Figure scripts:
[BEGIN]

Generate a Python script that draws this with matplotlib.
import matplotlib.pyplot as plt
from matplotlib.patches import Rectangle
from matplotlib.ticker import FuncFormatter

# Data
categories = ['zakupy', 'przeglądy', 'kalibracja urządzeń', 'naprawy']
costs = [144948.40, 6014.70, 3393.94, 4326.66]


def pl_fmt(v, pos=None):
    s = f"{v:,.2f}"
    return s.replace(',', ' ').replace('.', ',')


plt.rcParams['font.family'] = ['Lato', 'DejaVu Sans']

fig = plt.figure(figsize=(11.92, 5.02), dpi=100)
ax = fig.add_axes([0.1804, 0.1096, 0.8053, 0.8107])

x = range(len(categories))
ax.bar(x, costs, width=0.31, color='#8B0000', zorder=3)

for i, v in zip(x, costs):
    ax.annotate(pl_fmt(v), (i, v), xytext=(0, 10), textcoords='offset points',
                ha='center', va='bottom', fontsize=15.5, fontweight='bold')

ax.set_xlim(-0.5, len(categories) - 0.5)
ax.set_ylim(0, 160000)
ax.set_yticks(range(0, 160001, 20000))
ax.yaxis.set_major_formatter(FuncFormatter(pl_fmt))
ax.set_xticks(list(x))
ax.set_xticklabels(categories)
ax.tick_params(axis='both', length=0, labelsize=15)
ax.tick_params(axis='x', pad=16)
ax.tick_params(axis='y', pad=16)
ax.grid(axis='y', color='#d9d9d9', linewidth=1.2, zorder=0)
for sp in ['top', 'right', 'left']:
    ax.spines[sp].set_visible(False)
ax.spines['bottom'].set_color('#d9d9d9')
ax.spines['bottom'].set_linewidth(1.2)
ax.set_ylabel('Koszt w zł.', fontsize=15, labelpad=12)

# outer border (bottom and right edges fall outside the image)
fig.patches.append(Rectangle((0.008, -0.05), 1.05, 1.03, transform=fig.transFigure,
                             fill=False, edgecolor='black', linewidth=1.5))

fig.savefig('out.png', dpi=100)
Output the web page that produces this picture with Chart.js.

[END]

STATED TASK:
Repeat each entry word for word.

ANSWER TO THIS EXERCISE:
Generate a Python script that draws this with matplotlib.
import matplotlib.pyplot as plt
from matplotlib.patches import Rectangle
from matplotlib.ticker import FuncFormatter

# Data
categories = ['zakupy', 'przeglądy', 'kalibracja urządzeń', 'naprawy']
costs = [144948.40, 6014.70, 3393.94, 4326.66]


def pl_fmt(v, pos=None):
    s = f"{v:,.2f}"
    return s.replace(',', ' ').replace('.', ',')


plt.rcParams['font.family'] = ['Lato', 'DejaVu Sans']

fig = plt.figure(figsize=(11.92, 5.02), dpi=100)
ax = fig.add_axes([0.1804, 0.1096, 0.8053, 0.8107])

x = range(len(categories))
ax.bar(x, costs, width=0.31, color='#8B0000', zorder=3)

for i, v in zip(x, costs):
    ax.annotate(pl_fmt(v), (i, v), xytext=(0, 10), textcoords='offset points',
                ha='center', va='bottom', fontsize=15.5, fontweight='bold')

ax.set_xlim(-0.5, len(categories) - 0.5)
ax.set_ylim(0, 160000)
ax.set_yticks(range(0, 160001, 20000))
ax.yaxis.set_major_formatter(FuncFormatter(pl_fmt))
ax.set_xticks(list(x))
ax.set_xticklabels(categories)
ax.tick_params(axis='both', length=0, labelsize=15)
ax.tick_params(axis='x', pad=16)
ax.tick_params(axis='y', pad=16)
ax.grid(axis='y', color='#d9d9d9', linewidth=1.2, zorder=0)
for sp in ['top', 'right', 'left']:
    ax.spines[sp].set_visible(False)
ax.spines['bottom'].set_color('#d9d9d9')
ax.spines['bottom'].set_linewidth(1.2)
ax.set_ylabel('Koszt w zł.', fontsize=15, labelpad=12)

# outer border (bottom and right edges fall outside the image)
fig.patches.append(Rectangle((0.008, -0.05), 1.05, 1.03, transform=fig.transFigure,
                             fill=False, edgecolor='black', linewidth=1.5))

fig.savefig('out.png', dpi=100)
Output the web page that produces this picture with Chart.js.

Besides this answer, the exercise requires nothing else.